I spent a good part of the last Sunday in a train, making good use of my alone-time by connecting to Facebook, drooling and frowning in such quick succession that the people around me almost saw it fit to pack me off to the hospital, thinking I was having a fit. In my defence, I was only trying to stay sane in a strange and dangerous world where being disconnected, isolated, expressionless and tranquil, even for the briefest of intervals, is positively maddening. Even more so if you’re in a train full of people who you’ve not stalked even on Facebook.

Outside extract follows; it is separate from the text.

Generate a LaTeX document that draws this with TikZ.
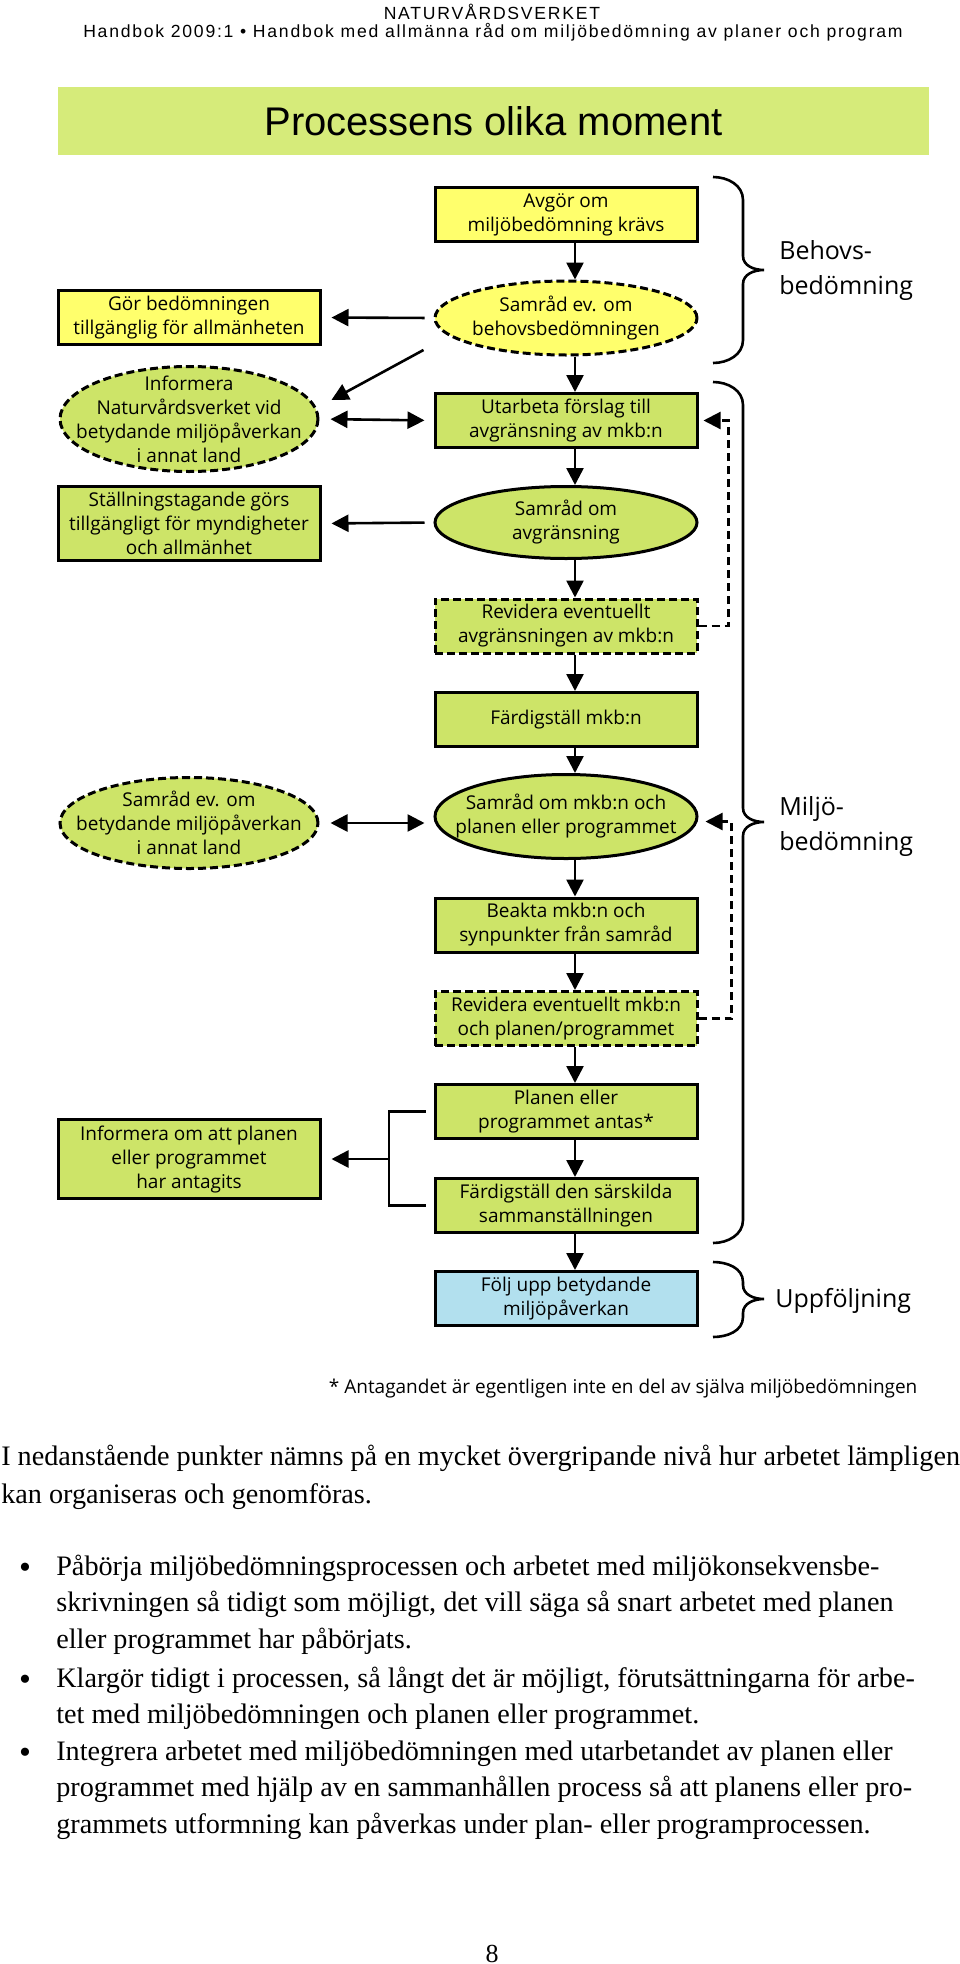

The prospect of a hospital where I would be hooked up to IV fluids, not other people’s private lives was so terrifying that it made me take the drastic step of opening a book and reading it. It happened to be “Shit My Dad Says” by Justin Halpern (God bless him, having a dad like that) and was proving to be quite a herculean task. At this point, a middle aged man having an adolescent French beard caught me off guard when he walked up to me and talked to me. He wanted to exchange his seat with mine, because apparently, I was sitting opposite to his wife. I rose to the occasion by managing to splutter “Fine, okay. No issues.” I figured migrating from the midst of one set of strangers to another would not make a difference to someone who was trying to read a book. Soon however, “Shit Which My Dad” says started becoming more and more unlike the shit my dad actually said, and in a moment of weakness, I looked up to see the man who wanted to be with his wife, only to find both of them sitting opposite to each other, eyes glued not to each other, but to their iPad’s.
I spent pretty much the rest of the journey wondering if there was something about marriage that I quite didn’t get.